Monday, February 11, 2008

Food for the Mind as well as the Body

In recent years I have taken up marathon running and in trying to optimize my limited performance at the back of the pack I have focused on the Nutrition component of the training. One of my recent reads was by Brian Wansink: Mindless Eating: Why We Eat More Than We Think. It only took a nanosecond for my 20-year-old son to point out the other interpretation of the sub-title. The book is a very readable chronicle of many of the author’s experiments and the results of his research including useful information such as: If you want to reduce the amount of wine that your guests drink at your next dinner party, pour each refill into a clean glass and leave the used glasses on the table. The accumulating glasses will send a message.

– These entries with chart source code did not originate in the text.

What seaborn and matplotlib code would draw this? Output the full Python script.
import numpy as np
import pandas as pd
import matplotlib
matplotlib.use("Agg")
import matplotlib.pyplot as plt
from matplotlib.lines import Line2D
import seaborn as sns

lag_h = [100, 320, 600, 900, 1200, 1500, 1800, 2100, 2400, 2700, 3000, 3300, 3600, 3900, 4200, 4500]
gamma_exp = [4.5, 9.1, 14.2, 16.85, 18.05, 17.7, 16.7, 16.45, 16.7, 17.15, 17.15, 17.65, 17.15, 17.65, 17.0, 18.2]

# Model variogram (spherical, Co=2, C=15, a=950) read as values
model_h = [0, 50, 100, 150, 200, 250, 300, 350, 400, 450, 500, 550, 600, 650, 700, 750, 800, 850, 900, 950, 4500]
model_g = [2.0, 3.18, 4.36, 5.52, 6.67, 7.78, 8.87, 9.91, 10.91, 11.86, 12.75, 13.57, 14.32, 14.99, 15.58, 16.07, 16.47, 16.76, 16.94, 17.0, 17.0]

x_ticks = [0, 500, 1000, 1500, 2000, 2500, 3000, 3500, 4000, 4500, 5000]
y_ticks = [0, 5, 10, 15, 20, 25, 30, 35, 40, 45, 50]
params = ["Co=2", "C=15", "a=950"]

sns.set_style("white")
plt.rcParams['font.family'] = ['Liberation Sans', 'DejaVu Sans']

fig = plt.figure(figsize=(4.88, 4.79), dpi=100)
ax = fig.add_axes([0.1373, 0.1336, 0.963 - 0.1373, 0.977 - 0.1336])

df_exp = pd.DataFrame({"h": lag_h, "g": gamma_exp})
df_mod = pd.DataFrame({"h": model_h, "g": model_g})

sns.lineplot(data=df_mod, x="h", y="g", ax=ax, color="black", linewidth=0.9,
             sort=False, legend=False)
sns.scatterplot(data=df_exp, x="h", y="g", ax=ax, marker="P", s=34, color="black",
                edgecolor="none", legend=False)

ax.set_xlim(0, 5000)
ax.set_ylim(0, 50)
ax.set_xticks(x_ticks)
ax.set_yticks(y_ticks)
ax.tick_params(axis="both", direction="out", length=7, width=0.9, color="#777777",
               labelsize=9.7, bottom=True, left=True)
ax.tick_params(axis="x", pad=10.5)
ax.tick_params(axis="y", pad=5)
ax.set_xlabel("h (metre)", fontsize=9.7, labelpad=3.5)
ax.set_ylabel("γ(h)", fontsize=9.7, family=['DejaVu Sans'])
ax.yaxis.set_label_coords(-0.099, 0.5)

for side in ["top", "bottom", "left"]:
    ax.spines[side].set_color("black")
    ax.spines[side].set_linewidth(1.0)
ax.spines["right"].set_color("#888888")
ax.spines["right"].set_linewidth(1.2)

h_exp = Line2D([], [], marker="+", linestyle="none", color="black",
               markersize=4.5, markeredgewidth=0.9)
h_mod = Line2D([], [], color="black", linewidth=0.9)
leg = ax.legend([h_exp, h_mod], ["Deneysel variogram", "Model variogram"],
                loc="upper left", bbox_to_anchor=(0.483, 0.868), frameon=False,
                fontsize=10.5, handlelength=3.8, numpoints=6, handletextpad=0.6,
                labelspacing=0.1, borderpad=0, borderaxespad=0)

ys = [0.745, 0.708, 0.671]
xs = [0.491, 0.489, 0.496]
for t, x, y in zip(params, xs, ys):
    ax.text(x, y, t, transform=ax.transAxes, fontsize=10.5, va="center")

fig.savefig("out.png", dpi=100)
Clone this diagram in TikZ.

Then, through an article in The Week magazine (thank you, Diane), I ordered Good Calories, Bad Calories: Challenging the Conventional Wisdom on Diet, Weight Control, and Disease by Gary Taubes from my local library. I don’t think that the article mentioned that it is 640 pages. I did read a few pages but the rest will have to wait for another time (or illness). But what I did read is very thought-provoking. His thesis seems to be that the original research regarding the damage of fat in our diets was grossly misinterpreted and the wrong messages have been perpetuated. It’s really the carbs that do most of the damage – and make us hungry besides. That also confirms what I recently heard in a nutrition lecture by Max Utter that there is no way that a fat calorie can be converted into fat in your body unless you are really starving and your body has no alternative. There’s a lot of science here which somehow was left out of my liberal education – but an interesting and vitally important topic.

On a more accessible note, I recently spent a rainy weekend (we have had several of late) with In Defense of Food An Eater’s Manifesto by Michael Pollan. Michael Pollan is the author of the popular The Omnivore’s Dilemma which I didn’t read. Pollan’s newest book is another argument for “you are what you eat” and it has some great practical suggestions. I have no trouble getting excited about eating well – it’s just with the shopping and cooking that I get bogged down. I did however sign up for the summer season of veggies/fruit/eggs/bread/cheese from Canvas Ranch, a local CSA (Community Supported Agriculture) farm that delivers weekly. All of this is making me hungry – I had better go for a long run!

www.theweekdaily.com
www.nationalpainrelief.org
(Max Utter)
www.canvasranch.com

1 comment:

  1. Interesting - Taubes's theory sounds a lot like the much maligned Atkins diet - fat good; carbs bad. But if I ever go to a dinner party where my sanctimonious host lines up my empty wine glasses you can bet there will be no return engagement for me!